Retype, with no alterations, every line between the one containing "What Apache ECharts" and the one containing "var myChart = echarts.init(document.getElementById('main'));", counting both of those lines too. Pictures are to be left out.

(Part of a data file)
<<<<
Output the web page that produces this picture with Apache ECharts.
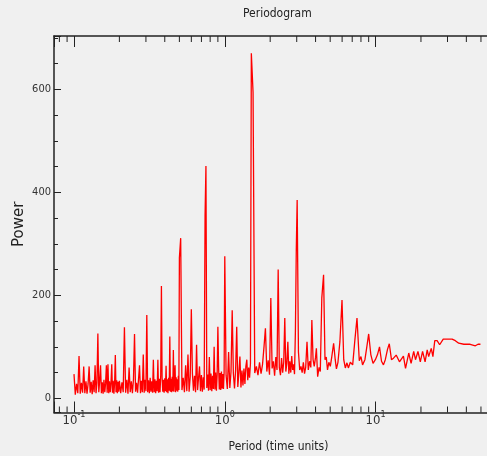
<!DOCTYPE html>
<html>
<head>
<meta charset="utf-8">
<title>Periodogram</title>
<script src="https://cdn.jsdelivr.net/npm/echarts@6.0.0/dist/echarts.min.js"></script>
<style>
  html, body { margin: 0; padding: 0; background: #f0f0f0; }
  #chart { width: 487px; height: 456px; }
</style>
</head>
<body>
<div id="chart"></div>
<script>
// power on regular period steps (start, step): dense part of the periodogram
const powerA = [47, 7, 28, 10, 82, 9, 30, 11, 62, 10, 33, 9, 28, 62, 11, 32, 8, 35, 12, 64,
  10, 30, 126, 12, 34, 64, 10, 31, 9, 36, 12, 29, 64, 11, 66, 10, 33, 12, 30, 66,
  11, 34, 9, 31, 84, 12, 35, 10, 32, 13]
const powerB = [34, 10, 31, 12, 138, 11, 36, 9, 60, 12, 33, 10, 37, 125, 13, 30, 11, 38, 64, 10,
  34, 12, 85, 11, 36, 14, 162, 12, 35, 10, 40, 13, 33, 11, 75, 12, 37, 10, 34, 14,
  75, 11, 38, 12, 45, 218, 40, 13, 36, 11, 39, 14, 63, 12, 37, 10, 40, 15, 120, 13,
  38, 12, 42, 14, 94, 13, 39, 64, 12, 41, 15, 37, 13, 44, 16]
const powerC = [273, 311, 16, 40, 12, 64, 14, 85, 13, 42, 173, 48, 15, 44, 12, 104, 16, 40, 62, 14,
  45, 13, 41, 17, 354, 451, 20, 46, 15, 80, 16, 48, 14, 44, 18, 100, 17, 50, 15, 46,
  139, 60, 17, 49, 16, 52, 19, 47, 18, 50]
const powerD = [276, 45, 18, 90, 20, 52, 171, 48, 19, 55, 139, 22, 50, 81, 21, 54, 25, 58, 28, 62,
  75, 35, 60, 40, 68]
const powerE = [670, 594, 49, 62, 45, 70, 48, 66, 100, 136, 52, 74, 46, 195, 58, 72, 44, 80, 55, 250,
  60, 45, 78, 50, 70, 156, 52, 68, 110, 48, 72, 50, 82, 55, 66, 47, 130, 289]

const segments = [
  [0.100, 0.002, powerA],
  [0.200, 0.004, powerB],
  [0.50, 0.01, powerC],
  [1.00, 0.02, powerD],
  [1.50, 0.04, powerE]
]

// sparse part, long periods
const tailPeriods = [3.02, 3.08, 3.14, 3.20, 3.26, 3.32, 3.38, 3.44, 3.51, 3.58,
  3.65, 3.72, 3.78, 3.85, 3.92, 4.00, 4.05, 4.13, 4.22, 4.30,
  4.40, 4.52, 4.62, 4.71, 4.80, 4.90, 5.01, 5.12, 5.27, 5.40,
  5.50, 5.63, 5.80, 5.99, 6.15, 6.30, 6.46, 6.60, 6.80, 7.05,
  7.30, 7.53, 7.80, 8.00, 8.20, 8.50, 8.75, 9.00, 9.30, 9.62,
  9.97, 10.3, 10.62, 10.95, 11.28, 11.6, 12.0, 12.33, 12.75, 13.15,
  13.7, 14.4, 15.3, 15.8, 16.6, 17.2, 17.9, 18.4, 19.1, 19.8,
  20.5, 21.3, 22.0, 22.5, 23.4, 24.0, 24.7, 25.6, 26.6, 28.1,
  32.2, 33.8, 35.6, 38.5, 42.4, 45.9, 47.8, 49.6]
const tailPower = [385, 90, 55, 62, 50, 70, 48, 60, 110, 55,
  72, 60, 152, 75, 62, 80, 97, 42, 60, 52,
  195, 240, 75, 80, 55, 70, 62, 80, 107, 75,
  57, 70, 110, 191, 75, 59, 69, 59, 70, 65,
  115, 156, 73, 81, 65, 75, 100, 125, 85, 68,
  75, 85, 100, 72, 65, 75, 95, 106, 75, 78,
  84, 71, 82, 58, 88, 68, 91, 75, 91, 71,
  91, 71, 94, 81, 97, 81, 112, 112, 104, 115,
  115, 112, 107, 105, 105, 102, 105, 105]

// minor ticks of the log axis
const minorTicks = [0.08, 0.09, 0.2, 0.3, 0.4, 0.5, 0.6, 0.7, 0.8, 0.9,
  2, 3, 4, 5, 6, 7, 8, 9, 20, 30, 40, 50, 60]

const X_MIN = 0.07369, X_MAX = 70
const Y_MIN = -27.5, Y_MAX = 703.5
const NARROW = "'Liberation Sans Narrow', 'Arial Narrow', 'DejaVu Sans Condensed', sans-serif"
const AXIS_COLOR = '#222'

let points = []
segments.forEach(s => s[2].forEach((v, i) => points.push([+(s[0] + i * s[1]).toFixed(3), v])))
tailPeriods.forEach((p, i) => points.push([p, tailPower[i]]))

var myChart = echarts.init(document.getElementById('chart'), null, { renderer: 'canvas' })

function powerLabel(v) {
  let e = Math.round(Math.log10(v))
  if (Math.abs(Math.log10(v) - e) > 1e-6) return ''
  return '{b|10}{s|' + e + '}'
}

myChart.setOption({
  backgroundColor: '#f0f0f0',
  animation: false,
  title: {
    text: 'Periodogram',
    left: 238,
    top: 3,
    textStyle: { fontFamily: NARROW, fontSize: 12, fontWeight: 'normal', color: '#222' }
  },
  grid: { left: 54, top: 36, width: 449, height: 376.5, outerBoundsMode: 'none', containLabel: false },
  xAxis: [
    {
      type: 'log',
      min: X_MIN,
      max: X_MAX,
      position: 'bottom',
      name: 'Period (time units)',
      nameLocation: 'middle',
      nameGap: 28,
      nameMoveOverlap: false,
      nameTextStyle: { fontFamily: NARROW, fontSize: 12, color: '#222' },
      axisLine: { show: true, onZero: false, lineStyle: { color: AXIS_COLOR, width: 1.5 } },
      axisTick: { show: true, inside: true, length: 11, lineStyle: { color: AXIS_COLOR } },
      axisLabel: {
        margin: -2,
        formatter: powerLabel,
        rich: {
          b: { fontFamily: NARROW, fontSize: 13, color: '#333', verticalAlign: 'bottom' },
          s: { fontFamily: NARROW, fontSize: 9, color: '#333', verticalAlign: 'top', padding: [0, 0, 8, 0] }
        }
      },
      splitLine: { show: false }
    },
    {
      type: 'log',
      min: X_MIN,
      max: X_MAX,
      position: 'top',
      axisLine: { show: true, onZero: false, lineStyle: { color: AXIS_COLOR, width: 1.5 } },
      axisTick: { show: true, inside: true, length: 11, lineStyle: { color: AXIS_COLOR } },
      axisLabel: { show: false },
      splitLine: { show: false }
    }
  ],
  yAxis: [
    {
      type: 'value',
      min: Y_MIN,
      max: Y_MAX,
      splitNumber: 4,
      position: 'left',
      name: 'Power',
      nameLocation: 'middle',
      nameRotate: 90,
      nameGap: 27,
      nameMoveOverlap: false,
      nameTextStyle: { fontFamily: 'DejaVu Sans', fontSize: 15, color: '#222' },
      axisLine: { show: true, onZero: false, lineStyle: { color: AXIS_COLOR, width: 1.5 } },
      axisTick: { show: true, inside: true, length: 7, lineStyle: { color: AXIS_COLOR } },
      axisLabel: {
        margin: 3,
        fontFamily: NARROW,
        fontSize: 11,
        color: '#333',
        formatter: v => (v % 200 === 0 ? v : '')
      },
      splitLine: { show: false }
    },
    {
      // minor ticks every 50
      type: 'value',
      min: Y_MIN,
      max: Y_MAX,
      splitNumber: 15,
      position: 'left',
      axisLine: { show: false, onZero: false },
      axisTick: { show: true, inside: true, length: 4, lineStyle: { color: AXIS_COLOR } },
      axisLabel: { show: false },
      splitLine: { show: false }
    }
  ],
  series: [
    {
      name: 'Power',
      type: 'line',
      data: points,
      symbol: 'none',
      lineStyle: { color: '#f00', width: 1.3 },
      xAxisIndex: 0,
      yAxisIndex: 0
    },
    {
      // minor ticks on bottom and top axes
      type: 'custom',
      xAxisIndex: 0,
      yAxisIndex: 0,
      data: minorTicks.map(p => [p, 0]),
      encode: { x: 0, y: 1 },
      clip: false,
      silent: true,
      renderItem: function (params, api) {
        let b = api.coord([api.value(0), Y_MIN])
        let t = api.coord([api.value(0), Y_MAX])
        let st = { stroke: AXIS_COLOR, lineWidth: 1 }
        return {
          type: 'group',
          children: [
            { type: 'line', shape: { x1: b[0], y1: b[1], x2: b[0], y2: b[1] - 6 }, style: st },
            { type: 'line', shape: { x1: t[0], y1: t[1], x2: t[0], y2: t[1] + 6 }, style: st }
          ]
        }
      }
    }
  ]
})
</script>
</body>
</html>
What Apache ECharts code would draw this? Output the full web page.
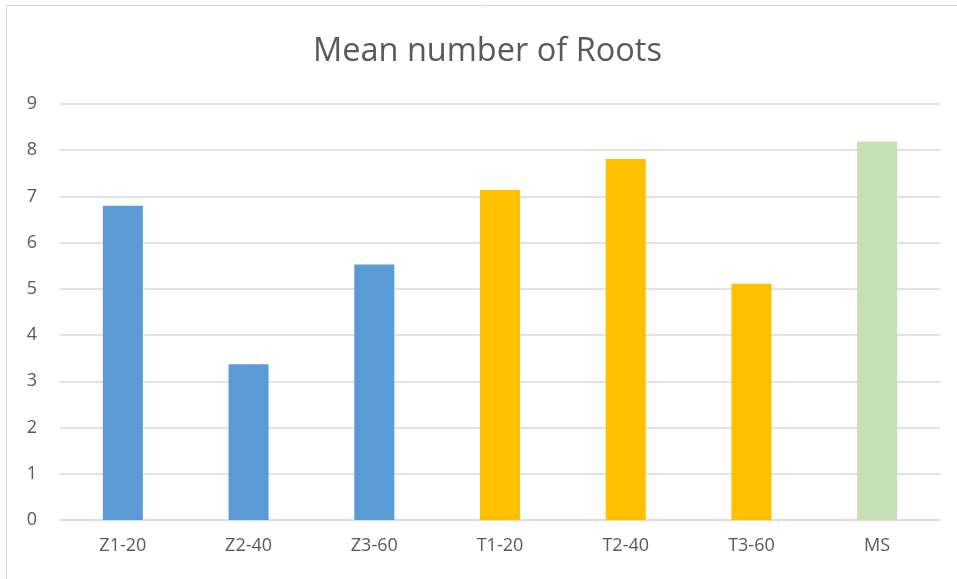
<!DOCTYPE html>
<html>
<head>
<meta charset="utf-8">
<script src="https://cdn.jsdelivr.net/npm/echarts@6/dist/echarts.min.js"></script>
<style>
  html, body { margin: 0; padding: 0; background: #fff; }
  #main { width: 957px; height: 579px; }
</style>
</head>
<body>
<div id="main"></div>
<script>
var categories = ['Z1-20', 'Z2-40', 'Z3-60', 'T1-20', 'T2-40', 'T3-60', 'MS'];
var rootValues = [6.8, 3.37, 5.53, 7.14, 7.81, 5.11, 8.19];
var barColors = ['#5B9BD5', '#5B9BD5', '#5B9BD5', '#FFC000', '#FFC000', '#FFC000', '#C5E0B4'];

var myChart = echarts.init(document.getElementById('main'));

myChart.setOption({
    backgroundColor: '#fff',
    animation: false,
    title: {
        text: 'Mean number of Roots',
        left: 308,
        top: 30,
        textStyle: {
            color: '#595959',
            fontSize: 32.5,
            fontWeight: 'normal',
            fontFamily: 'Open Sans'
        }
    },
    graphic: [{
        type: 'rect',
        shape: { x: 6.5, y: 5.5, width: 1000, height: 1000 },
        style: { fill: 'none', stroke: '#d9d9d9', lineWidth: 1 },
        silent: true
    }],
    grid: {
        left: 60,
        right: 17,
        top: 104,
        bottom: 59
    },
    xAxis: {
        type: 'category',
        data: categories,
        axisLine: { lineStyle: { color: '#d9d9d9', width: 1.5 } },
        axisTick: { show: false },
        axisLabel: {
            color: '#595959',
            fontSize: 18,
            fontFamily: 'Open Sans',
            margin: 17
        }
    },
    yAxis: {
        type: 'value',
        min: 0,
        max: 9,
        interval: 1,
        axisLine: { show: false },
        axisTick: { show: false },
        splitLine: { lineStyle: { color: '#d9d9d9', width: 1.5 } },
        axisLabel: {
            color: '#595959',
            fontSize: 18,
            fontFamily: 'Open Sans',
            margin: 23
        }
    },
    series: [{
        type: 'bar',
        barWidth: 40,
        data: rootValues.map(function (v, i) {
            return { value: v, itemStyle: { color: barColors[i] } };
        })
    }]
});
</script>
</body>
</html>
>>>>
SOLUTION —
What Apache ECharts code would draw this? Output the full web page.
<!DOCTYPE html>
<html>
<head>
<meta charset="utf-8">
<script src="https://cdn.jsdelivr.net/npm/echarts@6/dist/echarts.min.js"></script>
<style>
  html, body { margin: 0; padding: 0; background: #fff; }
  #main { width: 957px; height: 579px; }
</style>
</head>
<body>
<div id="main"></div>
<script>
var categories = ['Z1-20', 'Z2-40', 'Z3-60', 'T1-20', 'T2-40', 'T3-60', 'MS'];
var rootValues = [6.8, 3.37, 5.53, 7.14, 7.81, 5.11, 8.19];
var barColors = ['#5B9BD5', '#5B9BD5', '#5B9BD5', '#FFC000', '#FFC000', '#FFC000', '#C5E0B4'];

var myChart = echarts.init(document.getElementById('main'));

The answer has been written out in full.